The Iranian health ministry is preparing 14 million flu vaccine doses as part of its efforts to head off complications that might impact the healthcare system in the country in the autumn and winter if people simultaneously contract the flu and the COVID-19, the disease caused by the new coronavirus.
Director of Iran’s Food and Drug Organization said on Saturday that Iran has an aggressive influenza vaccination program this calendar year ending late March compared to last year when 1.6 million shots were procured.
The first batch of two million flu vaccine doses has been made available for elderly people over 65 who register their unique national identity numbers in the pharmacies across the country, said Mohammad Reza Shanehsaz, adding that later phases of the vaccination program would cover other groups of population.

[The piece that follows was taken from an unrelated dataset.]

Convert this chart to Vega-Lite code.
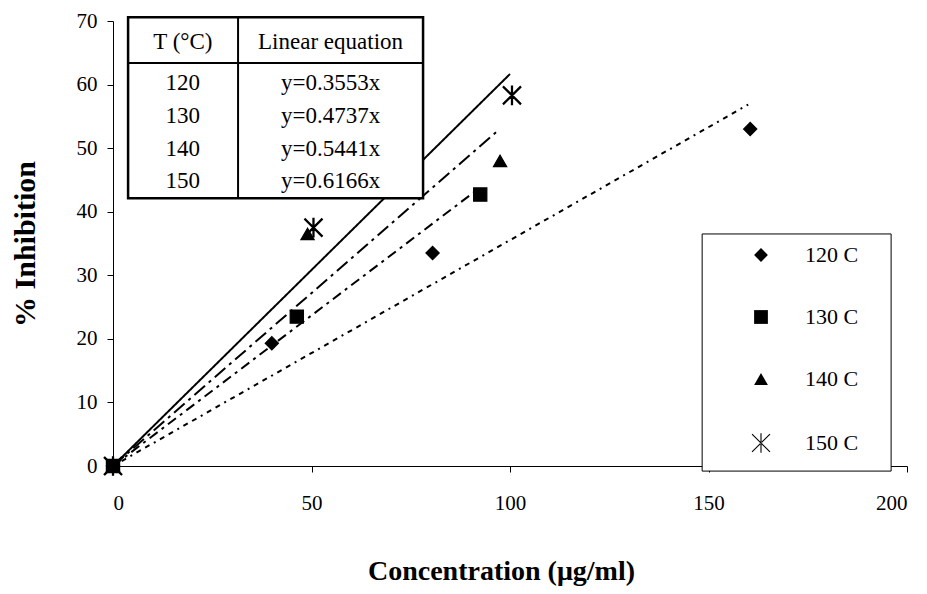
{
  "$schema": "https://vega.github.io/schema/vega-lite/v6.json",
  "width": 794,
  "height": 445,
  "autosize": {"type": "none"},
  "padding": {"left": 113, "top": 21, "right": 20, "bottom": 128},
  "background": "white",
  "config": {
    "font": "Liberation Serif",
    "view": {"stroke": null},
    "axis": {
      "domainColor": "black", "tickColor": "black", "labelColor": "black", "titleColor": "black",
      "tickSize": 6, "labelFontSize": 21, "labelFont": "Liberation Serif",
      "titleFont": "Liberation Serif", "titleFontSize": 28, "titleFontWeight": "bold",
      "grid": false, "domainWidth": 1, "tickWidth": 1
    }
  },
  "datasets": {
    "points": [
      {"series": "120 C", "conc": 0, "inh": 0},
      {"series": "120 C", "conc": 40, "inh": 19.3},
      {"series": "120 C", "conc": 80.5, "inh": 33.5},
      {"series": "120 C", "conc": 160.5, "inh": 53},
      {"series": "130 C", "conc": 0, "inh": 0},
      {"series": "130 C", "conc": 46.3, "inh": 23.5},
      {"series": "130 C", "conc": 92.5, "inh": 42.7},
      {"series": "140 C", "conc": 0, "inh": 0},
      {"series": "140 C", "conc": 49, "inh": 36.5},
      {"series": "140 C", "conc": 97.5, "inh": 48},
      {"series": "150 C", "conc": 0, "inh": 0},
      {"series": "150 C", "conc": 50.5, "inh": 37.5},
      {"series": "150 C", "conc": 100.5, "inh": 58.3}
    ],
    "trend": [
      {"fit": "120", "conc": 0, "inh": 0},
      {"fit": "120", "conc": 160, "inh": 56.85},
      {"fit": "130", "conc": 0, "inh": 0},
      {"fit": "130", "conc": 92, "inh": 43.58},
      {"fit": "140", "conc": 0, "inh": 0},
      {"fit": "140", "conc": 97, "inh": 52.78},
      {"fit": "150", "conc": 0, "inh": 0},
      {"fit": "150", "conc": 100, "inh": 61.66}
    ],
    "table": [
      {"T": "120", "eq": "y=0.3553x", "row": 1},
      {"T": "130", "eq": "y=0.4737x", "row": 2},
      {"T": "140", "eq": "y=0.5441x", "row": 3},
      {"T": "150", "eq": "y=0.6166x", "row": 4}
    ],
    "one": [{}]
  },
  "layer": [
    {
      "layer": [
        {
          "data": {"name": "one"},
          "mark": {"type": "rect", "fill": "white", "stroke": "black", "strokeWidth": 1},
          "encoding": {
            "x": {"datum": 148.4, "type": "quantitative"}, "x2": {"datum": 196.0},
            "y": {"datum": 36.5, "type": "quantitative"}, "y2": {"datum": -0.8}
          }
        },
        {
          "data": {"name": "trend"},
          "mark": {"type": "line", "color": "black", "strokeWidth": 2},
          "encoding": {
            "x": {"field": "conc", "type": "quantitative", "scale": {"domain": [0, 200], "nice": false},
              "axis": {"values": [0, 50, 100, 150, 200], "title": "Concentration (μg/ml)", "labelPadding": 20, "titlePadding": 44, "titleX": 388}},
            "y": {"field": "inh", "type": "quantitative", "scale": {"domain": [0, 70], "nice": false},
              "axis": {"values": [0, 10, 20, 30, 40, 50, 60, 70], "title": "% Inhibition", "labelPadding": 10, "titlePadding": 36, "titleFontSize": 30}},
            "detail": {"field": "fit"},
            "strokeDash": {"field": "fit", "type": "nominal", "legend": null,
              "scale": {"domain": ["120", "130", "140", "150"], "range": [[5, 5, 5, 5, 2, 5], [10, 5, 3, 5], [14, 5, 3, 5], [1, 0]]}},
            "strokeWidth": {"field": "fit", "type": "nominal", "legend": null,
              "scale": {"domain": ["120", "130", "140", "150"], "range": [2, 2.5, 2.5, 1.5]}}
          }
        },
        {
          "data": {"name": "points"},
          "mark": {"type": "point", "filled": true, "fill": "black", "stroke": "black", "strokeWidth": 1.2, "opacity": 1, "size": 175},
          "encoding": {
            "x": {"field": "conc", "type": "quantitative"},
            "y": {"field": "inh", "type": "quantitative"},
            "shape": {"field": "series", "type": "nominal",
              "scale": {"domain": ["120 C", "130 C", "140 C", "150 C"], "range": ["diamond", "square", "triangle-up", "M-0.08,-1.4L0.08,-1.4L0.08,1.4L-0.08,1.4ZM-1.243,-1.357L1.357,1.243L1.243,1.357L-1.357,-1.243ZM-1.243,1.357L1.357,-1.243L1.243,-1.357L-1.357,1.243Z"]},
              "legend": {"orient": "none", "legendX": 637, "legendY": 223, "title": null, "padding": 0,
                "labelFontSize": 22, "labelFont": "Liberation Serif", "labelColor": "black",
                "symbolSize": 190, "symbolFillColor": "black", "symbolStrokeColor": "black", "symbolStrokeWidth": 1.5,
                "labelOffset": 33, "rowPadding": 40, "symbolOpacity": 1}}
          }
        },
        {
          "data": {"name": "one"},
          "mark": {"type": "rect", "fill": "white", "stroke": "black", "strokeWidth": 2.5},
          "encoding": {
            "x": {"datum": 3.8, "type": "quantitative"}, "x2": {"datum": 78.1},
            "y": {"datum": 70.6, "type": "quantitative"}, "y2": {"datum": 42.1}
          }
        },
        {
          "data": {"name": "one"},
          "mark": {"type": "rule", "stroke": "black", "strokeWidth": 2},
          "encoding": {
            "x": {"datum": 31.5, "type": "quantitative"},
            "y": {"datum": 70.6, "type": "quantitative"}, "y2": {"datum": 42.1}
          }
        },
        {
          "data": {"name": "one"},
          "mark": {"type": "rule", "stroke": "black", "strokeWidth": 2},
          "encoding": {
            "x": {"datum": 3.8, "type": "quantitative"}, "x2": {"datum": 78.1},
            "y": {"datum": 63.4, "type": "quantitative"}
          }
        },
        {
          "data": {"name": "one"},
          "mark": {"type": "text", "fontSize": 23, "font": "Liberation Serif", "color": "black", "baseline": "middle"},
          "encoding": {
            "x": {"datum": 17.6, "type": "quantitative"},
            "y": {"datum": 66.7, "type": "quantitative"},
            "text": {"value": "T (°C)"}
          }
        },
        {
          "data": {"name": "one"},
          "mark": {"type": "text", "fontSize": 23, "font": "Liberation Serif", "color": "black", "baseline": "middle"},
          "encoding": {
            "x": {"datum": 54.8, "type": "quantitative"},
            "y": {"datum": 66.7, "type": "quantitative"},
            "text": {"value": "Linear equation"}
          }
        }
      ]
    },
    {
      "data": {"name": "table"},
      "layer": [
        {
          "mark": {"type": "text", "fontSize": 23, "font": "Liberation Serif", "color": "black", "baseline": "middle"},
          "encoding": {
            "x": {"datum": 17.6, "type": "quantitative"},
            "y": {"field": "row", "type": "quantitative", "scale": {"domain": [-0.9, 12.7], "reverse": true, "nice": false, "zero": false}, "axis": null},
            "text": {"field": "T"}
          }
        },
        {
          "mark": {"type": "text", "fontSize": 23, "font": "Liberation Serif", "color": "black", "baseline": "middle"},
          "encoding": {
            "x": {"datum": 54.8, "type": "quantitative"},
            "y": {"field": "row", "type": "quantitative"},
            "text": {"field": "eq"}
          }
        }
      ]
    }
  ],
  "resolve": {"scale": {"y": "independent"}}
}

The scheme comes as Iran is struggling to prevent a renewed surge in the number of COVID-19 cases in the country, especially during the autumn and winter months when flu cases increase and pile a pressure on the country’s healthcare system.
Relying on its domestic capacities, Iran has managed to contain one of the largest outbreaks of COVID-19 in the Middle East and North Africa region.
The country has been under a series of harsh sanctions by the US, the country which refused to relax the bans even at the height of the COVID-19 pandemic in March and April.
The number of confirmed COVID-19 cases in Iran rose by 2,845 to 419,043 on Saturday, according to health ministry spokeswoman Sima Sadat Lari who said deaths also surged by 166 to 24,118 while recoveries reached 357,632 people.